Creo que se llamaba Rosa, pero no estoy seguro, lo que sí sé es que todas las tardes de verano estaba en la puerta del mercado. Se sentaba al lado del puesto de periódicos y desde allí controlaba a todo el que entraba y salía. No gritaba, ni ofrecía su producto: chupetes, helados y adoquines; simplemente esperaba a que nos acercáramos mientras conversaba con la frutera, su vecina de enfrente.
Ibamos al mismo colegio, y teníamos la misma edad, pero ella estaba dos años atrasada. Algunos decían que por bruta, pero todos sabíamos que era porque tenía que trabajar y al volver a casa le quedaban pocas ganas de estudiar. Su uniforme no era el más nuevo, pero siempre estaba limpio, y una vez hasta salió a cantar en la actuación del día de la madre que organizaban los mismos tres profesores de siempre, que estaban casados. Yo también cantaba, lo que me mandaran, Pimpinela, Luis Miguel o alguna canción criolla. En esos días de actuación, se escogía un salón y se encerraba allí a los niños artistas. Jugábamos, ensayábamos los últimos pasitos y alguno que otro se meaba o se cagaba (literalmente) de miedo. Ellla siempre estaba sola, en un rincón, mirando fijamente al mapa del Perú y pensando seguramente en los chupetes que estaba dejando de vender esa mañana tan calurosa.

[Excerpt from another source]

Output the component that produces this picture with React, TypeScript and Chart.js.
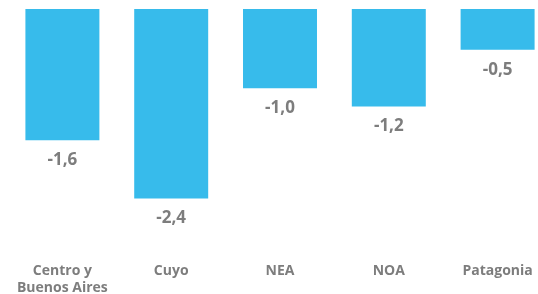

Nuestros padres, incomprensiblemente, la usaban para asustarnos. Para ellos una niña trabajadora era un mal ejemplo, un símbolo de fracaso escolar, una marca en la sociedad que señalaba la mala gestión paterna. Siempre nos decían que si nos portábamos mal, si no estudiábamos, si veíamos tele hasta tarde, terminaríamos como ella, o peor, que si perdíamos los libros nos mandarían al mercado a vender chupetes al lado suyo. Nosotros, niños idiotas al fin y al cabo, nos asustábamos fácilmente y nos acostumbramos a mirarla de lado, sin sonreírle directamente e ignorándola poco a poco. A ella no parecía importarle, su mente estaba en llegar rápido a casa después de clases, coger su caja de tecnopor y vender todo lo que pudiera. Así su viejo, un gordo que trabajaba de lo que sea, como muchos don nadies en mi barrio, no le pegaría y su hermana (como me contó un día) tendría un bonito vestido el día de su primera comunión.
Como habrán descubierto ya, yo era su único amigo (a pesar de que mamá me dijo que ella me había contagiado piojos), y a veces le hacía los dibujos de historia aprovechando el recreo. Cuando me veía llegar al mercado solo, me ofrecía un chupete gratis, pero yo no lo aceptaba. Hablaba con mi amiga chupetera y con su vecina la frutera, hasta que se me olvidaba lo que tenía que comprar y tenía que recordar que había cocinado mamá el día anterior, y el anterior, hasta que poco a poco volvía la lista de la compra a mi mente. Pero, si alguna vez llegaba al mercado con mis amigos, ella no me saludaba.
Eso me molestaba mucho, y se lo dije en uno de nuestros tantos recreos juntos, pero ella defendió su posición diciendo que los otros niños la miraban mal, casi con asco y no quería que yo perdiera amigos por su culpa.
Los años fueron pasando y yo terminé el colegio mientras ella seguía estancada en 3º. Nos vimos cada vez menos, y finalmente cuando me mudé la perdí de vista para siempre. Alguna vez me imaginé que mi familia entera vendía chupetes en la playa, y me entraron escalofríos. No por el hecho de hacerlo, sino por creer que, seguramente, sufriríamos el mismo rechazo que mi amiga chupetera sufrió durante toda su vida. Rechazo, casi unánime, porque si algo aprendí de niño es que en esta vida, todo da vueltas.